The EUR/USD exchange rate moved sideways for the second day on Tuesday after the strong economic data from Europe and the United States. It remained at the important support level at 1.0660, which was a few points above last Friday’s low of 1.0612.
FOMC minutes ahead
S&P Global published relatively encouraging economic numbers from Europe and the United States on Tuesday. In Europe, flash services PMI numbers rose from 50.8 to 53, signaling that service providers continued their recovery in February. The composite PMI rose from 50.3 to 52.3 even as the manufacturing PMI retreated.
In the US, data showed that the manufacturing PMI rose to 47.8 while the services PMI rose to 50.5. The composite PMI moved to the expansion level of 50.2. Additional data revealed that existing home sales dropped from 4.03 million in January as mortgage rates remained elevated.
There will be several important economic numbers on Wednesday. Germany, Italy, and Spain will publish their final estimate of January’s inflation numbers. While these numbers are important, they will not have a major impact on the pair since they will likely be in line with the first estimate. Germany will publish the latest business sentiment data.
The main thing that will move the EUR/USD pair will be the upcoming minutes by the Federal Reserve. These minutes will provide more information about what to expect in the coming meetings. Historically, they provide more information compared to the single-page document that accompanies the report.
EUR/USD forecast
The EUR/USD pair has been in a strong bearish trend after peaking at 1.1033 on February 3. During this retreat, the pair has moved below the 50-period moving average and the Woodie pivot point. It has also formed a slanting head and shoulders pattern while the current price coincides with the lowest point on February 13.

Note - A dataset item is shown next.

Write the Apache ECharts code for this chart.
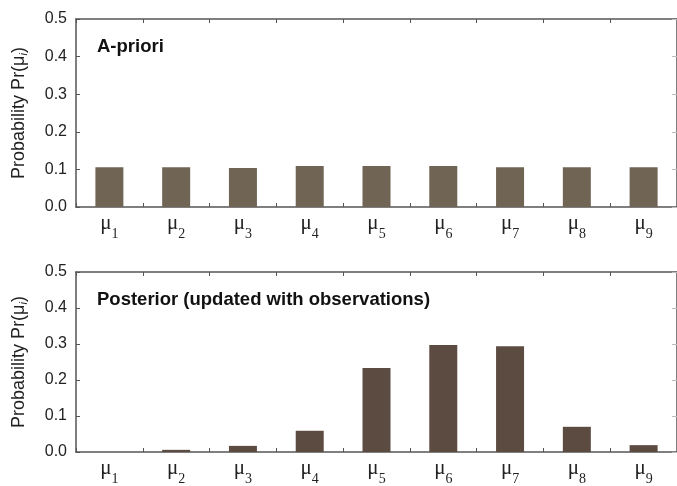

The MACD has formed a bullish divergence pattern while the Relative Strength Index (RSI) has remained below 50. Therefore, the pair will likely have a bearish breakout, with the next important support being at 1.0520, the lowest point on January 3.
The bearish view will become invalid if the pair manages to move above the Woodie pivot point at 1.0700 will send a signal that there are still more buyers out there. If this happens, the next key point will be the R1 to 1.0800.